Os outros dois impostos que serão extintos são locais: ICMS (Imposto sobre a Circulação de Mercadorias e Serviços), administrado pelos estados, e o ISS (Imposto sobre Serviços), arrecadado pelos municípios. Em troca, será criado o IBS (Imposto sobre Bens e Serviços).
Daniela comenta ainda que será criado o imposto seletivo, que vem sendo chamado de “imposto do pecado”, que vai recair sobre produção, comercialização ou importação de bens e serviços prejudiciais à saúde ou ao meio ambiente.
“Seria um imposto para desestimular comportamentos e me parece que esse não é o papel dos tributos, que são um mecanismo de arrecadação para que o Estado entregue aquilo que se comprometeu. Fazer isso é exigir do tributo o que ele não se dispõe, trazer uma carga para o direito tributário, e criam-se as distorções.”
O texto aprovado no Congresso abre margem para a criação de um sistema de cashback (devolução de parte do tributo pago), que será regulamentado por lei complementar.

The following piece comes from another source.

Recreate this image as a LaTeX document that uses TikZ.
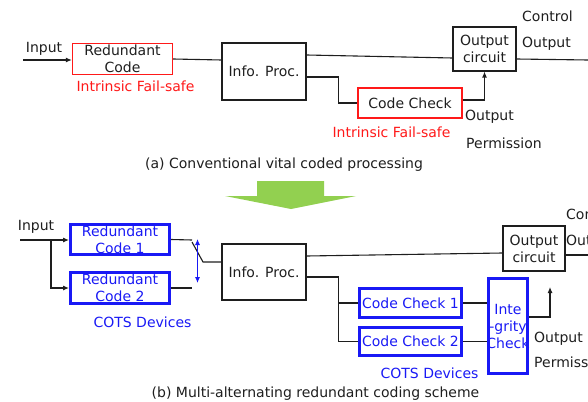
\documentclass[tikz,border=0pt]{standalone}
\usepackage{fontspec}
\setmainfont{DejaVu Sans}
\usetikzlibrary{arrows.meta}
\definecolor{cotsblue}{RGB}{25,25,245}
\definecolor{failred}{RGB}{255,25,25}
\definecolor{flowgreen}{RGB}{146,208,80}
\definecolor{ink}{RGB}{30,30,30}
\newcommand\diagfont{\fontsize{14}{17}\selectfont}
\tikzset{
  box/.style={draw=ink, line width=1.1pt, inner sep=0pt, align=center, text=ink},
  redbox/.style={box, draw=failred, line width=1.3pt},
  bluebox/.style={box, draw=cotsblue, line width=3pt, text=cotsblue},
  wire/.style={draw=ink, line width=1.1pt},
  arr/.style={wire, -{Latex[length=6pt,width=5pt]}},
  txt/.style={inner sep=0pt, anchor=base, text=ink},
  txtw/.style={txt, anchor=base west},
  redtxt/.style={txt, text=failred},
  bluetxt/.style={txt, text=cotsblue},
}
\begin{document}
\begin{tikzpicture}[x=1pt, y=-1pt, font=\diagfont]
\useasboundingbox (0,0) rectangle (588,401);

% ---------------- (a) conventional vital coded processing ----------------
\node[redbox, minimum width=100pt, minimum height=31pt] (rcA) at (122.5,59) {Redundant\\Code};
\node[box, minimum width=84pt, minimum height=57pt] (infoA) at (264,71.5) {Info. Proc.};
\node[box, minimum width=63pt, minimum height=44pt] (outA) at (484.5,49) {Output\\circuit};
\node[redbox, minimum width=104pt, minimum height=30pt] (ccA) at (410,103) {Code Check};

\coordinate (inA) at (23,60);
\coordinate (ctlA) at (588,60);

\draw[arr] (inA) -- (inA -| rcA.west);
\draw[wire] (rcA.east) -- ([yshift=-1pt]infoA.west |- rcA.east);
\draw[wire] ([yshift=16.5pt]infoA.east) -- ([yshift=-9pt]outA.west);
\draw[wire] ([yshift=-10pt]outA.east) -- (ctlA);
\draw[wire] ([yshift=-5.5pt]infoA.east) -- ++(32,0) |- (ccA.west);
\draw[arr] ([yshift=3pt]ccA.east) -| (outA.south);

\node[txt] (inAl) at (44,53) {Input};
\node[redtxt] (fsA1) at (135.5,92) {Intrinsic Fail-safe};
\node[redtxt] (fsA2) at (391.5,137) {Intrinsic Fail-safe};
\node[txtw] (ctlA1) at (522,22) {Control};
\node[txtw] (ctlA2) at (522,48) {Output};
\node[txtw] (permA1) at (465,121) {Output};
\node[txtw] (permA2) at (466,148) {Permission};
\node[txt] (capA) at (284,168) {(a) Conventional vital coded processing};

% ---------------- transition arrow ----------------
\fill[flowgreen] (257,181) -- (324,181) -- (324,196) -- (356,196) -- (291,209)
  -- (225,196) -- (257,196) -- cycle;

% ---------------- (b) multi-alternating redundant coding ----------------
\node[bluebox, minimum width=99pt, minimum height=30pt] (rc1) at (120,239.5) {Redundant\\Code 1};
\node[bluebox, minimum width=99pt, minimum height=31pt] (rc2) at (120,288) {Redundant\\Code 2};
\node[box, minimum width=84pt, minimum height=56pt] (infoB) at (264,272) {Info. Proc.};
\node[box, minimum width=62pt, minimum height=45pt] (outB) at (534,248.5) {Output\\circuit};
\node[bluebox, minimum width=102pt, minimum height=29pt] (cc1) at (410.5,303) {Code Check 1};
\node[bluebox, minimum width=102pt, minimum height=28pt] (cc2) at (410.5,341.5) {Code Check 2};
\node[bluebox, minimum width=39pt, minimum height=95pt] (integ) at (508,326)
  {\makebox[0pt]{Inte}\\\makebox[0pt]{-grity}\\\makebox[0pt]{Check}};

\coordinate (inB) at (20,240);
\coordinate (split) at (51,240);
\coordinate (s1) at (192,240);
\coordinate (s2) at (192,288);
\coordinate (blade) at (192,242);
\coordinate (pivot) at (203,262);
\coordinate (swTop) at (197.5,239);
\coordinate (swBot) at (197.5,283);
\coordinate (ctlB) at (588,255);
\coordinate (permTip) at (550,287);

\draw[arr] (inB) -- (inB -| rc1.west);
\draw[arr] (split) |- (rc2.west);
\draw[wire] (rc1.east) -- (s1);
\draw[wire] (rc2.east) -- (s2);
\draw[wire] (blade) -- (pivot) -- (pivot -| infoB.west);
\draw[cotsblue, line width=1pt, {Latex[length=6pt,width=5pt]}-{Latex[length=6pt,width=5pt]}] (swTop) -- (swBot);

\draw[wire] ([yshift=16pt]infoB.east) -- ([yshift=-4.5pt]outB.west);
\draw[wire] ([yshift=-6.5pt]outB.east) -- (ctlB);
\draw[wire] ([yshift=-5pt]infoB.east) -- ++(32,0) coordinate (jB) |- (cc2.west);
\draw[wire] (jB |- cc1.west) -- (cc1.west);
\draw[wire] (cc1.east) -- (cc1.east -| integ.west);
\draw[wire] (cc2.east) -- (cc2.east -| integ.west);
\draw[arr] ([yshift=9pt]integ.east) -| (permTip);

\node[txt] (inBl) at (36,230) {Input};
\node[bluetxt] (cotsL) at (142.5,327) {COTS Devices};
\node[bluetxt] (cotsR) at (429.5,378) {COTS Devices};
\node[txtw] (ctlB1) at (566,219) {Control};
\node[txtw] (ctlB2) at (566,245) {Output};
\node[txtw] (permB1) at (534,342) {Output};
\node[txtw] (permB2) at (534,367) {Permission};
\node[txt] (capB) at (315.5,397) {(b) Multi-alternating redundant coding scheme};
\end{tikzpicture}
\end{document}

Também cria a possibilidade de as prefeituras atualizarem base de cálculo do IPTU (Imposto Predial e Territorial Urbano) por decreto e prevê mudanças na tributação sobre patrimônio, com cobrança de imposto sobre meios de transporte de luxo e heranças.
Na visão da advogada tributarista para que a carga tributária seja reduzida é necessário primeiro que ocorra uma reforma administrativa. “O que não aconteceu e duvido que nesse governo venha a acontecer. Não vejo nenhum interesse neste sentido.”